The arbitrator found that there was no dispute in this case that the policy was consistent with the collective agreement and it was clear or unequivocal. The communication from SIL and MPPs clearly brought it to the attention of employees and the two employees who were placed on unpaid leave were advised in advance of the impact of them not being vaccinated. In addition, there was no evidence that MPP didn’t enforce the policy consistently, said the arbitrator.

The only concern was the union’s claim that the policy was unreasonable.

Making an occupational health and safety complaint is not the proper route to challenge a workplace vaccination policy, the Ontario Labour Relations Board ruled.
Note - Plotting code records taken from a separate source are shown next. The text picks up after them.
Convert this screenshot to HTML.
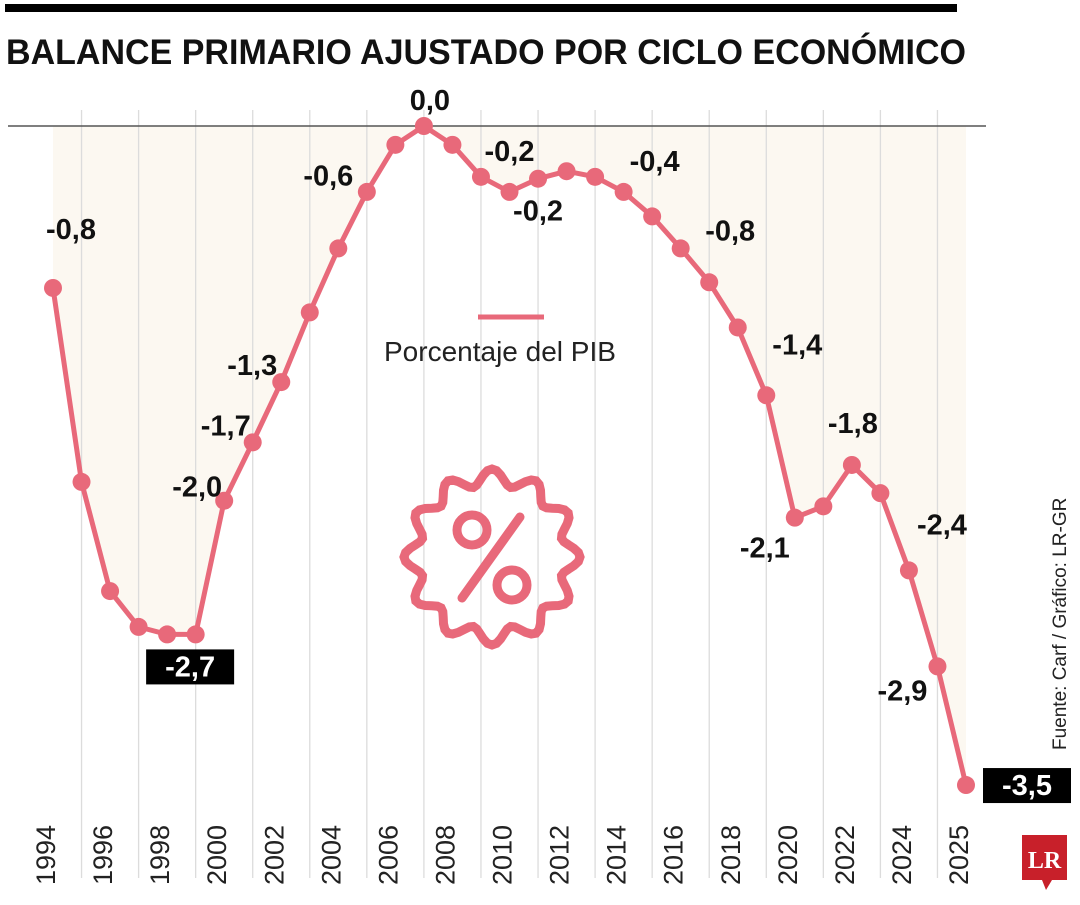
<!DOCTYPE html>
<html><head><meta charset="utf-8"><style>
body{margin:0;background:#fff;width:1080px;height:900px;overflow:hidden;font-family:"Liberation Sans",sans-serif}
</style></head><body>
<svg width="1080" height="900" xmlns="http://www.w3.org/2000/svg">
<rect x="5" y="4" width="952" height="8" fill="#000"/>
<text x="6" y="64" font-size="35" font-weight="bold" fill="#111" textLength="960" lengthAdjust="spacingAndGlyphs">BALANCE PRIMARIO AJUSTADO POR CICLO ECONÓMICO</text>
<g id="area"></g><g id="grid"></g>
<line x1="8" y1="126" x2="986" y2="126" stroke="#555" stroke-width="1.5"/>
<g id="xlabels"></g>
<g id="series"></g>
<g id="labels"></g>
<line x1="478" y1="317" x2="544" y2="317" stroke="#e8697a" stroke-width="5"/>
<text x="384" y="361" font-size="28" fill="#222">Porcentaje del PIB</text>
<g fill="none" stroke="#e8697a" stroke-width="9">
<path id="badge" d=""/>
<circle cx="472" cy="530" r="15"/><circle cx="512" cy="585" r="15"/>
<line x1="520" y1="517" x2="462" y2="598" stroke-linecap="round"/>
</g>
<text transform="translate(1066,750) rotate(-90)" font-size="19" fill="#222">Fuente: Carf / Gráfico: LR-GR</text>
<g>
<rect x="1022" y="835" width="45" height="45" fill="#c8202a"/><path d="M1042 880 L1046 890 L1052 880Z" fill="#c8202a"/>
<text x="1044.5" y="868" font-size="24" font-weight="bold" fill="#fff" text-anchor="middle" font-family="Liberation Serif,serif">LR</text></g>
</svg>
<script>
const years=["1994","1995","1996","1997","1998","1999","2000","2001","2002","2003","2004","2005","2006","2007","2008","2009","2010","2011","2012","2013","2014","2015","2016","2017","2018","2019","2020","2021","2022","2023","2024","2024b","2025"];
const values=[-0.86,-1.89,-2.47,-2.66,-2.7,-2.7,-1.99,-1.68,-1.36,-0.99,-0.65,-0.35,-0.1,0,-0.1,-0.27,-0.35,-0.28,-0.24,-0.27,-0.35,-0.48,-0.65,-0.83,-1.07,-1.43,-2.08,-2.02,-1.8,-1.95,-2.36,-2.87,-3.5];
const tickLabels=["1994","1996","1998","2000","2002","2004","2006","2008","2010","2012","2014","2016","2018","2020","2022","2024","2025"];
const tickIdx=[0,2,4,6,8,10,12,14,16,18,20,22,24,26,28,30,32];
const labelIdx=[0,4,6,7,8,10,13,16,17,20,23,25,26,28,30,31,32];
const labelText=["-0,8","-2,7","-2,0","-1,7","-1,3","-0,6","0,0","-0,2","-0,2","-0,4","-0,8","-1,4","-2,1","-1,8","-2,4","-2,9","-3,5"];
const labelOff=[[18,-59,"middle"],[23,32,"middle"],[-2,-14,"end"],[-2,-17,"end"],[-4,-17,"end"],[15,-73,"end"],[6,-26,"middle"],[0,-41,"middle"],[0,32,"middle"],[31,-31,"middle"],[21,-52,"middle"],[31,-51,"middle"],[-30,30,"middle"],[1,-42,"middle"],[33,-46,"middle"],[-35,24,"middle"],[61,0,"middle"]];
const boxed=[1,16];
const NS="http://www.w3.org/2000/svg";
const x=i=>53+i*(913/(years.length-1));
const y=v=>126-v*188.3;
function mk(t,a,p){const e=document.createElementNS(NS,t);for(const k in a)e.setAttribute(k,a[k]);p.appendChild(e);return e;}
const area=document.getElementById('area');
let d="M"+x(0)+" "+y(0);values.forEach((v,i)=>d+=" L"+x(i)+" "+y(v));d+=" L"+x(values.length-1)+" "+y(0)+"Z";
const ar=mk('path',{d:d,fill:"#fcf8f1"},area);


const grid=document.getElementById('grid');
for(let i=1;i<years.length;i+=2){const g=mk('line',{x1:x(i),x2:x(i),y1:110,y2:878,stroke:"#dcdcdc","stroke-width":1.3},grid);

}
const xl=document.getElementById('xlabels');
tickIdx.forEach((ix,k)=>{const t=mk('text',{transform:`translate(${x(ix)+2},885) rotate(-90)`,"font-size":27,fill:"#222"},xl);t.textContent=tickLabels[k];

});
const s=document.getElementById('series');
const pl=mk('polyline',{points:values.map((v,i)=>x(i)+","+y(v)).join(" "),fill:"none",stroke:"#e8697a","stroke-width":5,"stroke-linejoin":"round"},s);


values.forEach((v,i)=>{const c=mk('circle',{cx:x(i),cy:y(v),r:9,fill:"#e8697a"},s);

});
const L=document.getElementById('labels');
labelIdx.forEach((ix,k)=>{const o=labelOff[k];const lx=x(ix)+o[0],ly=y(values[ix])+o[1]+10;
if(boxed.includes(k)){const r=mk('rect',{x:lx-44,y:ly-27,width:88,height:35,fill:"#000"},L);

}
const t=mk('text',{x:lx,y:ly,"font-size":29,"font-weight":"bold",fill:boxed.includes(k)?"#fff":"#111","text-anchor":o[2]},L);t.textContent=labelText[k];

});
let b="";const cx=492,cy=557;for(let a=0;a<=360;a+=3){const r=80+8*Math.cos(a*Math.PI/180*12);const px=cx+r*Math.cos(a*Math.PI/180),py=cy+r*Math.sin(a*Math.PI/180);b+=(a?"L":"M")+px.toFixed(1)+" "+py.toFixed(1);}
document.getElementById('badge').setAttribute('d',b+"Z");
</script>
</body></html>
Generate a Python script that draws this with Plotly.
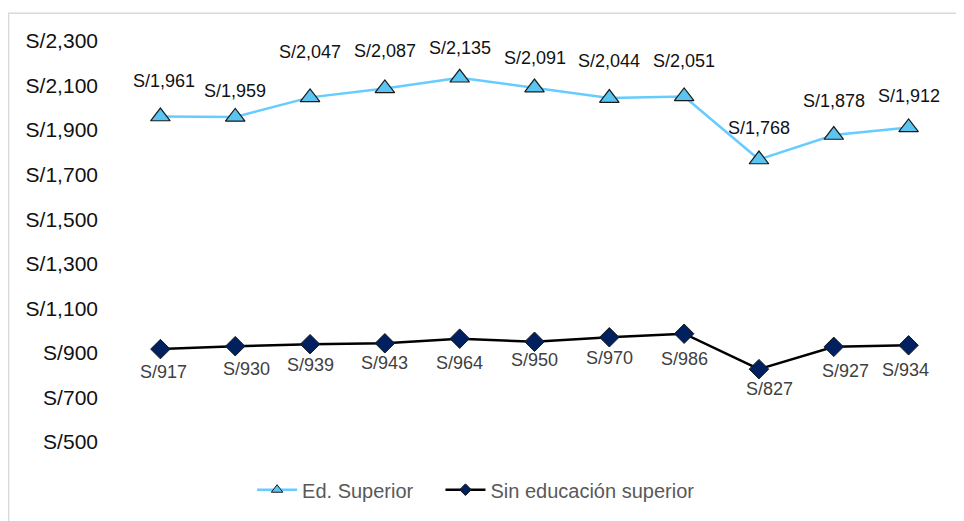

Health and safety obligation

The arbitrator noted that MPP had a legislative obligation to take every reasonable precaution to keep its workforce safe and healthy, including from the global pandemic that had been announced by the World Health Organization. The safety measures taken by SIL and MPP over the course of the pandemic were for this purpose and the union did not challenge any measures until the mandatory vaccination policy, the arbitrator added.

Given the various government announcements and the circumstances in the latter part of 2021 and early 2022, the mandatory vaccination policy was “a reasonable response to the evolving situation respecting COVID-19 and the recognition that the virus was mutating,” said the arbitrator. As a result, the policy on its face was a reasonable balance between the employees’ interest in privacy and bodily integrity and MPP’s interest in maintaining the health and safety of the workforce, the arbitrator said.

The arbitrator found that, while it would have been “a much better practice” to listen to the union’s suggestions and consider them before unilaterally implementing the mandatory vaccination policy, there was no evidence that the union’s alternatives would have been sufficient to protect other employees in the plant, the arbitrator said.

Without specific scientific evidence about the spread of COVID-19 and the plant’s air exchange systems, there was no evidence that any alternative to the mandatory vaccination policy would have achieved the goal of a safe and healthy workplace under the existing pandemic circumstances in New Brunswick, said the arbitrator in ruling that MPP’s policy was reasonable.

See Unifor, Local 882 and Maritime Paper Products Ltd. Partnership (Field), Re, 2022 CanLII 109448.